Le témoignage de M. Doucette sur l’intensité du vent et le bruit qu’il faisait atteste la rareté de tels vents dans l’île. Son témoignage se distingue également des autres points de vue des citoyens, qui ont principalement porté sur l’eau. L’étendue et l’ampleur des pertes d’arbres et des dommages causés aux infrastructures à l’intérieur des terres n’étaient pas courantes lors des tempêtes précédentes. Il faudrait donc également envisager et étudier des mesures d’adaptation aux vents violents en prévision des tempêtes futures.

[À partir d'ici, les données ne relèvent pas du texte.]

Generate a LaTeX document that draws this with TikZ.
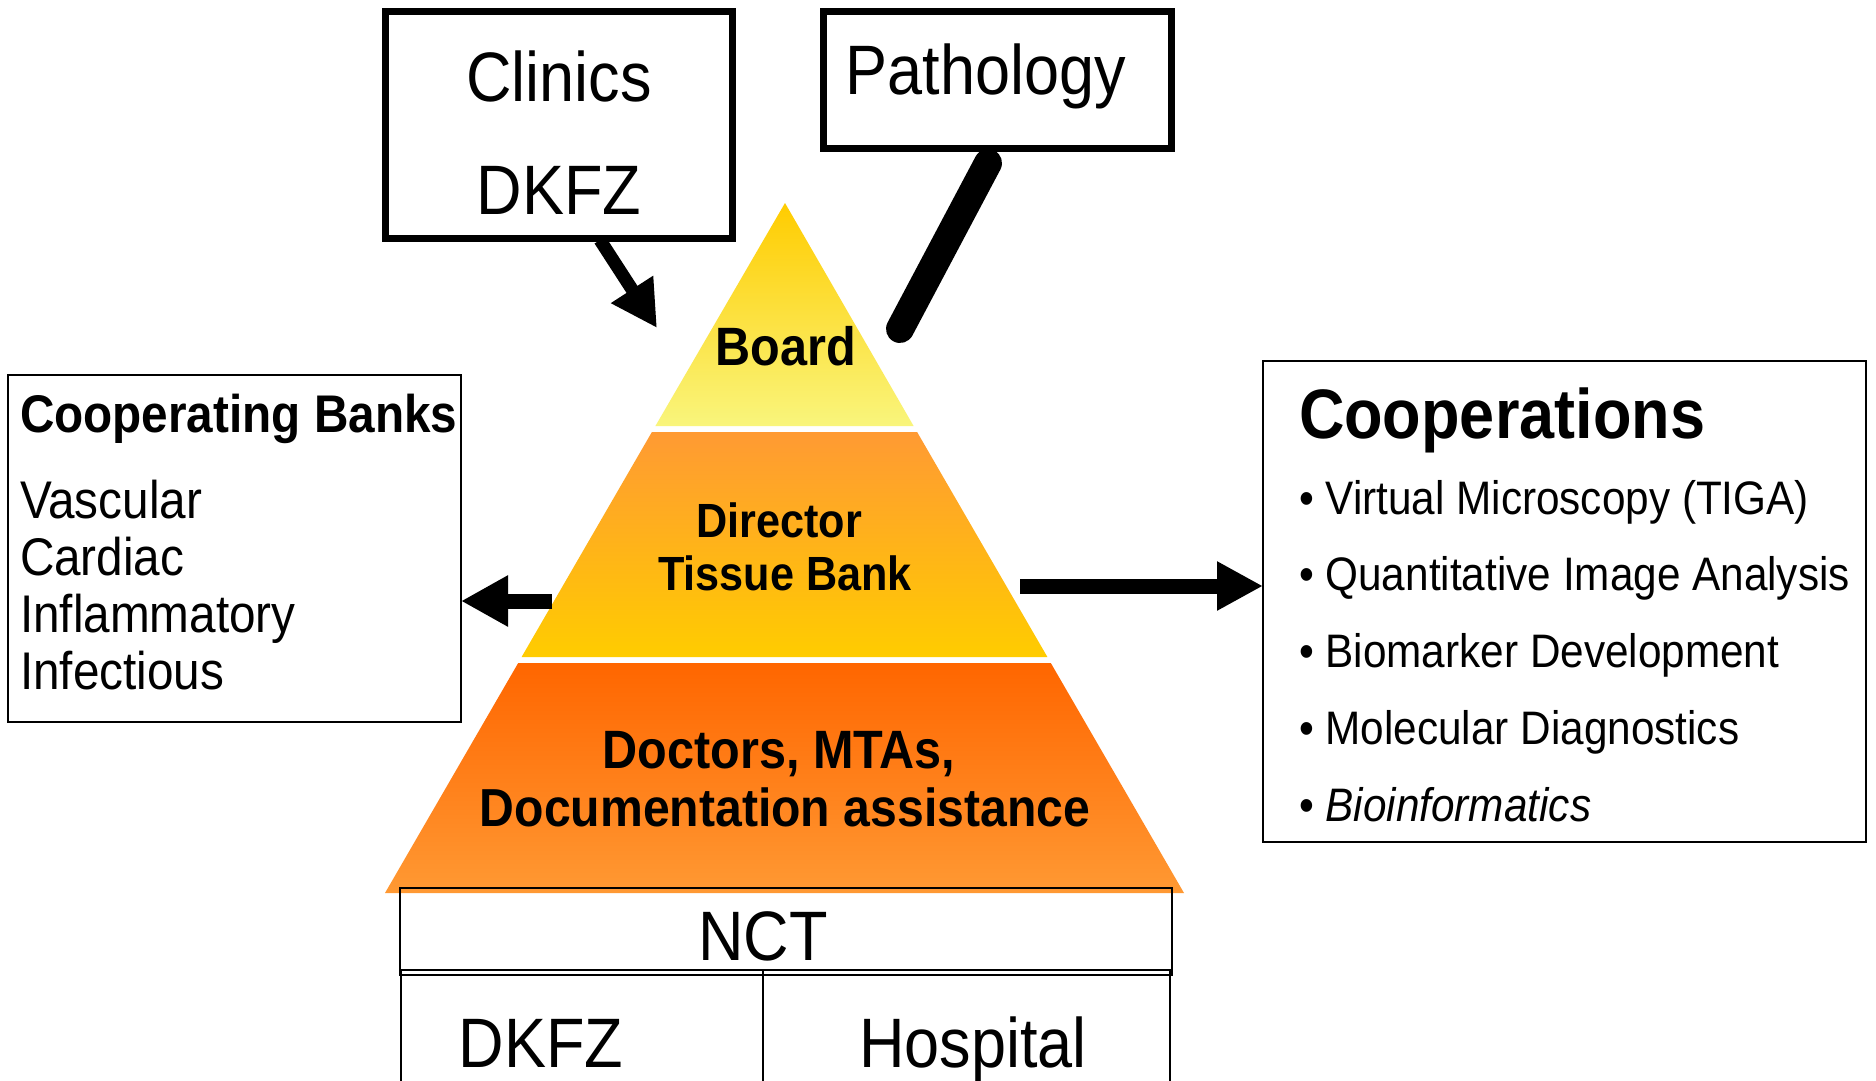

Les données, les cartes d’inondation et les images aériennes présentées dans les notes de terrain de l’après-Fiona aideront les habitants de l’Île-du-Prince-Édouard et de l’ensemble du Canada atlantique à comprendre quelles seront les zones vulnérables lors d’événements similaires. Grâce à ces informations, ils peuvent se préparer aux futures tempêtes, minimiser les dommages potentiels et ensuite se remettre des dommages inévitables. Il est important de noter que tout le monde ne vit pas les tempêtes de la même manière. Il existe des inégalités dans l’aptitude et la capacité de chaque résident, ménage ou collectivité à se préparer et à réagir. La planification future doit en tenir compte.

Conclusion 

Étant donné que les tempêtes et les ouragans devraient devenir plus intenses et causer davantage de dégâts dans un contexte de changements climatiques (Mulligan, 2022; Colbert, 2022), il faudra trouver de nouvelles méthodes de préparation et d’intervention. La présente approche décrit la préparation comme un processus à multiples facettes, intégrant différents aspects en combinant les données recueillies par des équipements scientifiques avec le témoignage des habitants. Elle renforce la capacité à identifier les zones à risque, à prévoir les inondations, à documenter la vulnérabilité côtière et à établir des cartes (Jardine, p. 1), ce qui permet aux habitants et aux collectivités d’établir des priorités dans les réponses à apporter. Cela permet également de briser les silos de l’action en faveur d’une action collective et interdisciplinaire, ce qui s’imposera pour éviter que les témoignages recueillis après Fiona ne se généralisent à l’avenir.